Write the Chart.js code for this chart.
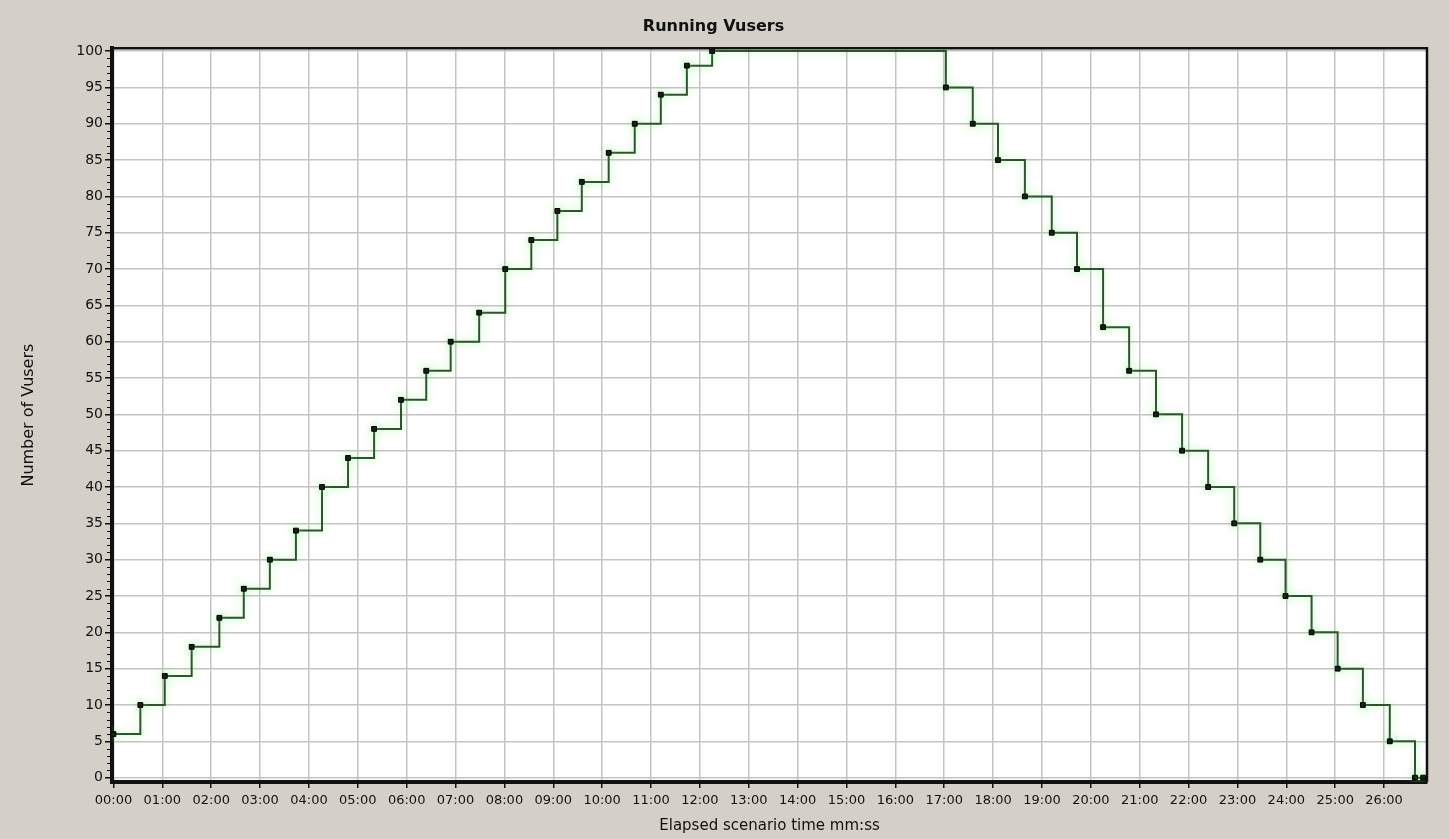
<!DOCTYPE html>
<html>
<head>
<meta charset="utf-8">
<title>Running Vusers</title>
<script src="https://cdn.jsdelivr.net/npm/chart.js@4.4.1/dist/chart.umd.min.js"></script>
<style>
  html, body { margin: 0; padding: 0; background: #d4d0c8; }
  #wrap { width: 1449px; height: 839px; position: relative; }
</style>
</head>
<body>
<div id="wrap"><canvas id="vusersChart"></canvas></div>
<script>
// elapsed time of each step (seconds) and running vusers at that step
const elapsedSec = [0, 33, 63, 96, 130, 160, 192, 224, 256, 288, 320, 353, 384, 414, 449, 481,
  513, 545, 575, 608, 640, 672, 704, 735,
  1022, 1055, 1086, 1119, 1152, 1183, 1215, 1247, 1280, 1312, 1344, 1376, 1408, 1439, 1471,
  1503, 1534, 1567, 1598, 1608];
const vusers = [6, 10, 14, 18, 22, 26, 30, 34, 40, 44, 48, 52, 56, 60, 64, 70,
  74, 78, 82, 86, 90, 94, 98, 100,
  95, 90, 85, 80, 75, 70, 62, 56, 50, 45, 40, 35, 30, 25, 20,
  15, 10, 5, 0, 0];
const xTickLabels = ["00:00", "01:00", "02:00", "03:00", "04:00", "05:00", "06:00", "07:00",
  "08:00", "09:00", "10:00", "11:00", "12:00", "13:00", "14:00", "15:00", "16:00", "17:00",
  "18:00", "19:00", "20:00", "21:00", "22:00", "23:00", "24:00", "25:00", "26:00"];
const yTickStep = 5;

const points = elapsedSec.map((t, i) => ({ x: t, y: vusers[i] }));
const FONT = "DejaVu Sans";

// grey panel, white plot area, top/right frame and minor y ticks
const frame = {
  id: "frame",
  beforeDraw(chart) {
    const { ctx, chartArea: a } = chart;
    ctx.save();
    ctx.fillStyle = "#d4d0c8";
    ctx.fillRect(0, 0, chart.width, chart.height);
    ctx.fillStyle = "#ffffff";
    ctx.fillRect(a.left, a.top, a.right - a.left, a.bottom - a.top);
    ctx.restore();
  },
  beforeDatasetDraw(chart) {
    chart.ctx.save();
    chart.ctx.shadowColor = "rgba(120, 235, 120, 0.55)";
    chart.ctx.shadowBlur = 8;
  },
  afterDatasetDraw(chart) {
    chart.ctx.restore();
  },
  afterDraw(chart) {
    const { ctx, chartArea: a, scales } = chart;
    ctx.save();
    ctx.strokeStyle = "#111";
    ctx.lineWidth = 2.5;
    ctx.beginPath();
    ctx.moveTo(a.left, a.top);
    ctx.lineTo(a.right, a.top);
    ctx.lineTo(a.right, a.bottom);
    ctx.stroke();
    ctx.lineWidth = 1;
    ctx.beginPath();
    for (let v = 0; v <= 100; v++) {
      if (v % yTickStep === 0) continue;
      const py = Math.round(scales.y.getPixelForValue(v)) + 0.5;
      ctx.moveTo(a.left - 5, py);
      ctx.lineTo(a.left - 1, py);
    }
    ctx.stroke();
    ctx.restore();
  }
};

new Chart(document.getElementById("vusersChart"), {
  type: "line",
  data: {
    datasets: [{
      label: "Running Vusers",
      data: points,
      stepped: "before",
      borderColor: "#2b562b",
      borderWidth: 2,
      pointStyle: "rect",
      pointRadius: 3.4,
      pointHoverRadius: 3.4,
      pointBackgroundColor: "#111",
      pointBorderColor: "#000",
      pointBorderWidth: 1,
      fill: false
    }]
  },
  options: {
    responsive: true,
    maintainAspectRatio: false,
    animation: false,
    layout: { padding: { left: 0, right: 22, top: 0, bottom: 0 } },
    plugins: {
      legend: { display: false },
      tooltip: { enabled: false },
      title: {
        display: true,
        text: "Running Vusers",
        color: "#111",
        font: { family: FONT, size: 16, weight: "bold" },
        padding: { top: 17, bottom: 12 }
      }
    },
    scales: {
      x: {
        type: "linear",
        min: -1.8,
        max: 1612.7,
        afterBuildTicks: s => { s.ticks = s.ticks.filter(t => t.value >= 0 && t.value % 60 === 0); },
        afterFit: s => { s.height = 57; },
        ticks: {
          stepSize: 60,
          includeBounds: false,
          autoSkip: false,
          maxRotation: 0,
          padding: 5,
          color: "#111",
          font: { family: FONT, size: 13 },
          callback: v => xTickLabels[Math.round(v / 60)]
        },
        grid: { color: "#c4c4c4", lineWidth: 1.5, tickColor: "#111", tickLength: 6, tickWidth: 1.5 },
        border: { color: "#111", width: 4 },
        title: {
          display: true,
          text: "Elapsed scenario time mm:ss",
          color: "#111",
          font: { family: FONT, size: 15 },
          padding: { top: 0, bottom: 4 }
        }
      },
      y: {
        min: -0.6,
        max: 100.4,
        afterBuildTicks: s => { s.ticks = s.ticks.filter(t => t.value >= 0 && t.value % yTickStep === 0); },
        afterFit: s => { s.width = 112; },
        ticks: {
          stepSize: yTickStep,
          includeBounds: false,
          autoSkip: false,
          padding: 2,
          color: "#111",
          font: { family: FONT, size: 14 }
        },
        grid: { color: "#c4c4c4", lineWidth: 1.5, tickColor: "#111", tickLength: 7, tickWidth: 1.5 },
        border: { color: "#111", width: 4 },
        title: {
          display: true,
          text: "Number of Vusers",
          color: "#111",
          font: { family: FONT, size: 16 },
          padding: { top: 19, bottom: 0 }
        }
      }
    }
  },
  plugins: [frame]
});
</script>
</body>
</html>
□ □ □
Give back the whole listing as it stands, minus its pictures.

## WRITTEN RESPONSE
Write the Chart.js code for this chart.
<!DOCTYPE html>
<html>
<head>
<meta charset="utf-8">
<title>Running Vusers</title>
<script src="https://cdn.jsdelivr.net/npm/chart.js@4.4.1/dist/chart.umd.min.js"></script>
<style>
  html, body { margin: 0; padding: 0; background: #d4d0c8; }
  #wrap { width: 1449px; height: 839px; position: relative; }
</style>
</head>
<body>
<div id="wrap"><canvas id="vusersChart"></canvas></div>
<script>
// elapsed time of each step (seconds) and running vusers at that step
const elapsedSec = [0, 33, 63, 96, 130, 160, 192, 224, 256, 288, 320, 353, 384, 414, 449, 481,
  513, 545, 575, 608, 640, 672, 704, 735,
  1022, 1055, 1086, 1119, 1152, 1183, 1215, 1247, 1280, 1312, 1344, 1376, 1408, 1439, 1471,
  1503, 1534, 1567, 1598, 1608];
const vusers = [6, 10, 14, 18, 22, 26, 30, 34, 40, 44, 48, 52, 56, 60, 64, 70,
  74, 78, 82, 86, 90, 94, 98, 100,
  95, 90, 85, 80, 75, 70, 62, 56, 50, 45, 40, 35, 30, 25, 20,
  15, 10, 5, 0, 0];
const xTickLabels = ["00:00", "01:00", "02:00", "03:00", "04:00", "05:00", "06:00", "07:00",
  "08:00", "09:00", "10:00", "11:00", "12:00", "13:00", "14:00", "15:00", "16:00", "17:00",
  "18:00", "19:00", "20:00", "21:00", "22:00", "23:00", "24:00", "25:00", "26:00"];
const yTickStep = 5;

const points = elapsedSec.map((t, i) => ({ x: t, y: vusers[i] }));
const FONT = "DejaVu Sans";

// grey panel, white plot area, top/right frame and minor y ticks
const frame = {
  id: "frame",
  beforeDraw(chart) {
    const { ctx, chartArea: a } = chart;
    ctx.save();
    ctx.fillStyle = "#d4d0c8";
    ctx.fillRect(0, 0, chart.width, chart.height);
    ctx.fillStyle = "#ffffff";
    ctx.fillRect(a.left, a.top, a.right - a.left, a.bottom - a.top);
    ctx.restore();
  },
  beforeDatasetDraw(chart) {
    chart.ctx.save();
    chart.ctx.shadowColor = "rgba(120, 235, 120, 0.55)";
    chart.ctx.shadowBlur = 8;
  },
  afterDatasetDraw(chart) {
    chart.ctx.restore();
  },
  afterDraw(chart) {
    const { ctx, chartArea: a, scales } = chart;
    ctx.save();
    ctx.strokeStyle = "#111";
    ctx.lineWidth = 2.5;
    ctx.beginPath();
    ctx.moveTo(a.left, a.top);
    ctx.lineTo(a.right, a.top);
    ctx.lineTo(a.right, a.bottom);
    ctx.stroke();
    ctx.lineWidth = 1;
    ctx.beginPath();
    for (let v = 0; v <= 100; v++) {
      if (v % yTickStep === 0) continue;
      const py = Math.round(scales.y.getPixelForValue(v)) + 0.5;
      ctx.moveTo(a.left - 5, py);
      ctx.lineTo(a.left - 1, py);
    }
    ctx.stroke();
    ctx.restore();
  }
};

new Chart(document.getElementById("vusersChart"), {
  type: "line",
  data: {
    datasets: [{
      label: "Running Vusers",
      data: points,
      stepped: "before",
      borderColor: "#2b562b",
      borderWidth: 2,
      pointStyle: "rect",
      pointRadius: 3.4,
      pointHoverRadius: 3.4,
      pointBackgroundColor: "#111",
      pointBorderColor: "#000",
      pointBorderWidth: 1,
      fill: false
    }]
  },
  options: {
    responsive: true,
    maintainAspectRatio: false,
    animation: false,
    layout: { padding: { left: 0, right: 22, top: 0, bottom: 0 } },
    plugins: {
      legend: { display: false },
      tooltip: { enabled: false },
      title: {
        display: true,
        text: "Running Vusers",
        color: "#111",
        font: { family: FONT, size: 16, weight: "bold" },
        padding: { top: 17, bottom: 12 }
      }
    },
    scales: {
      x: {
        type: "linear",
        min: -1.8,
        max: 1612.7,
        afterBuildTicks: s => { s.ticks = s.ticks.filter(t => t.value >= 0 && t.value % 60 === 0); },
        afterFit: s => { s.height = 57; },
        ticks: {
          stepSize: 60,
          includeBounds: false,
          autoSkip: false,
          maxRotation: 0,
          padding: 5,
          color: "#111",
          font: { family: FONT, size: 13 },
          callback: v => xTickLabels[Math.round(v / 60)]
        },
        grid: { color: "#c4c4c4", lineWidth: 1.5, tickColor: "#111", tickLength: 6, tickWidth: 1.5 },
        border: { color: "#111", width: 4 },
        title: {
          display: true,
          text: "Elapsed scenario time mm:ss",
          color: "#111",
          font: { family: FONT, size: 15 },
          padding: { top: 0, bottom: 4 }
        }
      },
      y: {
        min: -0.6,
        max: 100.4,
        afterBuildTicks: s => { s.ticks = s.ticks.filter(t => t.value >= 0 && t.value % yTickStep === 0); },
        afterFit: s => { s.width = 112; },
        ticks: {
          stepSize: yTickStep,
          includeBounds: false,
          autoSkip: false,
          padding: 2,
          color: "#111",
          font: { family: FONT, size: 14 }
        },
        grid: { color: "#c4c4c4", lineWidth: 1.5, tickColor: "#111", tickLength: 7, tickWidth: 1.5 },
        border: { color: "#111", width: 4 },
        title: {
          display: true,
          text: "Number of Vusers",
          color: "#111",
          font: { family: FONT, size: 16 },
          padding: { top: 19, bottom: 0 }
        }
      }
    }
  },
  plugins: [frame]
});
</script>
</body>
</html>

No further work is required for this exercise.